A decisão foi como sabemos integralmente confirmada em apelação, e pelos mesmos fundamentos de facto e de direito, perfilhados sem divergência na Relação de Lisboa, consequenciando que as subsequentes considerações de análise em torno do julgado arbitral - pese a extensão, devido às complexas cambiantes do caso sub iudicio - valem mutatis mutandis no tocante ao acórdão da 2.ª instância sob recurso.

2.1. Consoante o tribunal arbitral, o cerne da questão litigiosa processualmente estruturada na presente acção reside no aspecto seguinte.

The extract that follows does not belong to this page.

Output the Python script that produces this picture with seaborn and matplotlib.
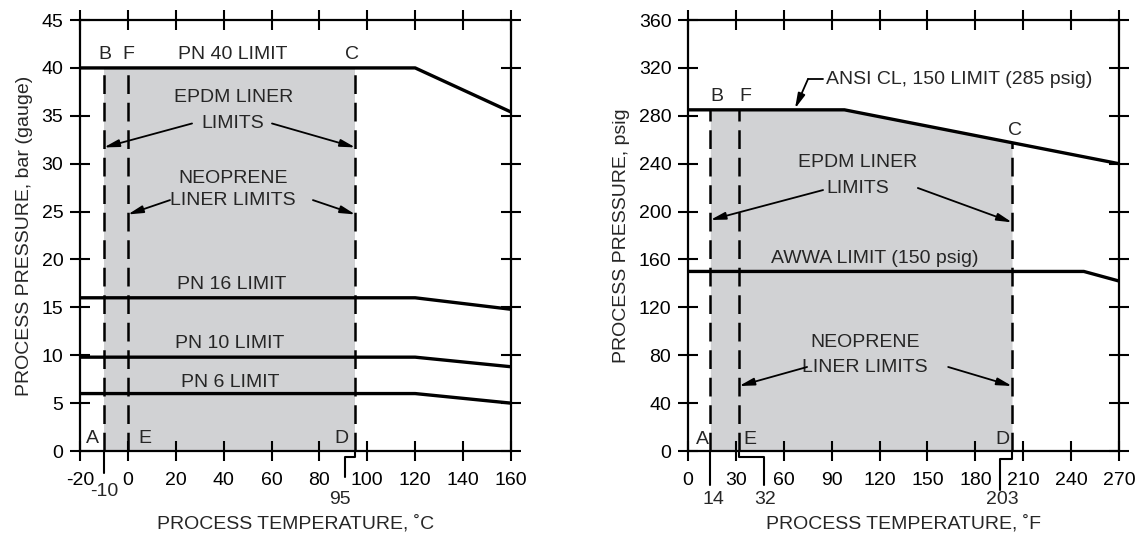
import matplotlib
matplotlib.use("Agg")
import matplotlib.pyplot as plt
import matplotlib.transforms as mtransforms
import numpy as np
import seaborn as sns

# --- data (metric chart) ---
temp_c = [-20, 120, 160]
pn40 = [40, 40, 35.4]
pn16 = [16, 16, 14.8]
pn10 = [9.8, 9.8, 8.8]
pn6 = [6, 6, 5.0]
c_limits = [-10, 0, 95]          # B/A, F/E, C/D
c_ticks = [-20, 0, 20, 40, 60, 80, 100, 120, 140, 160]
bar_ticks = [0, 5, 10, 15, 20, 25, 30, 35, 40, 45]

# --- data (imperial chart) ---
temp_f_ansi = [0, 98, 270]
ansi = [285, 285, 240]
temp_f_awwa = [0, 248, 270]
awwa = [150, 150, 142]
f_limits = [14, 32, 203]         # B/A, F/E, C/D
f_ticks = [0, 30, 60, 90, 120, 150, 180, 210, 240, 270]
psig_ticks = [0, 40, 80, 120, 160, 200, 240, 280, 320, 360]

sns.set_style("ticks")
plt.rcParams['font.family'] = ['Liberation Sans', 'DejaVu Sans']
FS = 14
GRAY = '#d1d2d4'
LW = 2.4
DASH = (7.5, 3.5)

fig = plt.figure(figsize=(11.41, 5.33), dpi=100)
ax1 = fig.add_axes([0.0701, 0.1538, 0.3777, 0.8086])
ax2 = fig.add_axes([0.603, 0.1538, 0.3777, 0.8086])


def frame(ax):
    for s in ax.spines.values():
        s.set_linewidth(1.6)
        s.set_color('k')
    ax.tick_params(direction='inout', length=14, width=1.5, top=True, right=True,
                   labeltop=False, labelright=False, labelsize=FS, colors='k')
    ax.tick_params(axis='x', pad=8)
    ax.tick_params(axis='y', pad=5)


def arrow(ax, start, end):
    ax.annotate('', xy=end, xytext=start,
                arrowprops=dict(arrowstyle='-|>,head_length=0.9,head_width=0.22',
                                color='k', lw=1.3, shrinkA=0, shrinkB=0))


def leader(ax, pts):
    tr = mtransforms.blended_transform_factory(ax.transData, ax.transAxes)
    xs, ys = zip(*pts)
    ax.plot(xs, ys, color='k', lw=1.5, transform=tr, clip_on=False)


def under_label(ax, x, y, s):
    tr = mtransforms.blended_transform_factory(ax.transData, ax.transAxes)
    ax.text(x, y, s, transform=tr, ha='center', va='center', fontsize=FS)


# ---------------- left chart ----------------
ax = ax1
ax.fill_between([c_limits[0], c_limits[2]], 0, 40, color=GRAY, lw=0, zorder=0)
for t in c_limits:
    ax.plot([t, t], [0, 40], color='k', lw=1.8, dashes=DASH, zorder=2)
for y in (pn40, pn16, pn10, pn6):
    sns.lineplot(x=temp_c, y=y, ax=ax, color='k', lw=LW, zorder=3)
ax.set_xlim(-20, 160)
ax.set_ylim(0, 45)
ax.set_xticks(c_ticks)
ax.set_yticks(bar_ticks)
ax.set_xticklabels([str(v) for v in c_ticks])
frame(ax)
ax.set_xlabel('PROCESS TEMPERATURE, ˚C', fontsize=FS, labelpad=19)
ax.set_ylabel('PROCESS PRESSURE, bar (gauge)', fontsize=FS, labelpad=6)

ax.text(-9.6, 41.4, 'B', ha='center', va='center', fontsize=FS)
ax.text(0, 41.4, 'F', ha='center', va='center', fontsize=FS)
ax.text(93.6, 41.4, 'C', ha='center', va='center', fontsize=FS)
ax.text(44, 41.4, 'PN 40 LIMIT', ha='center', va='center', fontsize=FS)
ax.text(-14.6, 1.3, 'A', ha='center', va='center', fontsize=FS)
ax.text(4.5, 1.3, 'E', ha='left', va='center', fontsize=FS)
ax.text(89.4, 1.3, 'D', ha='center', va='center', fontsize=FS)
ax.text(43.5, 17.4, 'PN 16 LIMIT', ha='center', va='center', fontsize=FS)
ax.text(42.7, 11.2, 'PN 10 LIMIT', ha='center', va='center', fontsize=FS)
ax.text(42.7, 7.2, 'PN 6 LIMIT', ha='center', va='center', fontsize=FS)
ax.text(44, 36.9, 'EPDM LINER', ha='center', va='center', fontsize=FS)
ax.text(44, 34.2, 'LIMITS', ha='center', va='center', fontsize=FS)
ax.text(44, 28.5, 'NEOPRENE', ha='center', va='center', fontsize=FS)
ax.text(44, 26.2, 'LINER LIMITS', ha='center', va='center', fontsize=FS)
arrow(ax, (26.8, 34.2), (-10, 31.7))
arrow(ax, (60.2, 34.2), (95, 31.7))
arrow(ax, (17.6, 26.2), (0, 24.7))
arrow(ax, (77.3, 26.2), (95, 24.7))

leader(ax, [(-10, 0), (-10, -0.051)])
leader(ax, [(95, 0), (95, -0.014), (90.7, -0.014), (90.7, -0.06)])
under_label(ax, -9.8, -0.095, '-10')
under_label(ax, 88.6, -0.112, '95')

# ---------------- right chart ----------------
ax = ax2
fx = [f_limits[0], temp_f_ansi[1], f_limits[2]]
ax.fill_between(fx, 0, np.interp(fx, temp_f_ansi, ansi), color=GRAY, lw=0, zorder=0)
for t in f_limits:
    ax.plot([t, t], [0, np.interp(t, temp_f_ansi, ansi)], color='k', lw=1.8,
            dashes=DASH, zorder=2)
sns.lineplot(x=temp_f_ansi, y=ansi, ax=ax, color='k', lw=LW, zorder=3)
sns.lineplot(x=temp_f_awwa, y=awwa, ax=ax, color='k', lw=LW, zorder=3)
ax.set_xlim(0, 270)
ax.set_ylim(0, 360)
ax.set_xticks(f_ticks)
ax.set_yticks(psig_ticks)
frame(ax)
ax.set_xlabel('PROCESS TEMPERATURE, ˚F', fontsize=FS, labelpad=19)
ax.set_ylabel('PROCESS PRESSURE, psig', fontsize=FS, labelpad=6)

ax.text(18.2, 296, 'B', ha='center', va='center', fontsize=FS)
ax.text(35.7, 296, 'F', ha='center', va='center', fontsize=FS)
ax.text(205, 268, 'C', ha='center', va='center', fontsize=FS)
ax.text(8.8, 10, 'A', ha='center', va='center', fontsize=FS)
ax.text(34.5, 10, 'E', ha='left', va='center', fontsize=FS)
ax.text(197, 10, 'D', ha='center', va='center', fontsize=FS)
ax.text(86.5, 310, 'ANSI CL, 150 LIMIT (285 psig)', ha='left', va='center', fontsize=FS)
ax.plot([84.6, 75.2], [310.8, 310.8], color='k', lw=1.3)
arrow(ax, (75.2, 310.8), (67, 286))
ax.text(106.5, 241.4, 'EPDM LINER', ha='center', va='center', fontsize=FS)
ax.text(106.5, 219.7, 'LIMITS', ha='center', va='center', fontsize=FS)
arrow(ax, (84.6, 218), (14, 193))
arrow(ax, (144, 219.7), (203, 191))
ax.text(117, 161, 'AWWA LIMIT (150 psig)', ha='center', va='center', fontsize=FS)
ax.text(111, 91, 'NEOPRENE', ha='center', va='center', fontsize=FS)
ax.text(111, 70, 'LINER LIMITS', ha='center', va='center', fontsize=FS)
arrow(ax, (74.6, 70.2), (32, 54.3))
arrow(ax, (163, 70.2), (203, 54.3))

leader(ax, [(14, 0), (14, -0.079)])
leader(ax, [(32, 0), (32, -0.014), (47.6, -0.014), (47.6, -0.079)])
leader(ax, [(203, 0), (203, -0.019), (195.5, -0.019), (195.5, -0.09)])
under_label(ax, 15.7, -0.112, '14')
under_label(ax, 48, -0.112, '32')
under_label(ax, 197, -0.112, '203')

fig.savefig('out.png', dpi=100)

Peticionada no articulado inicial a aludida fracção do preço da empreitada ainda em dívida, o réu, reconhecendo embora o crédito, excepcionou em compensação a titularidade de um contra-crédito de 7 200 contos emergente de multa que aplicara à autora, por esta não ter concluído a obra até ao termo do prazo fixado em acordo celebrado a 15 de Janeiro de 1998 entre os contratantes (cfr. supra, II, 10.º).

Bem se compreende, por conseguinte, a importância processual do crédito da multa oposto pelo réu, susceptível de imobilizar e extinguir através do mecanismo da compensação a pretensão obrigacional da empreiteira autora.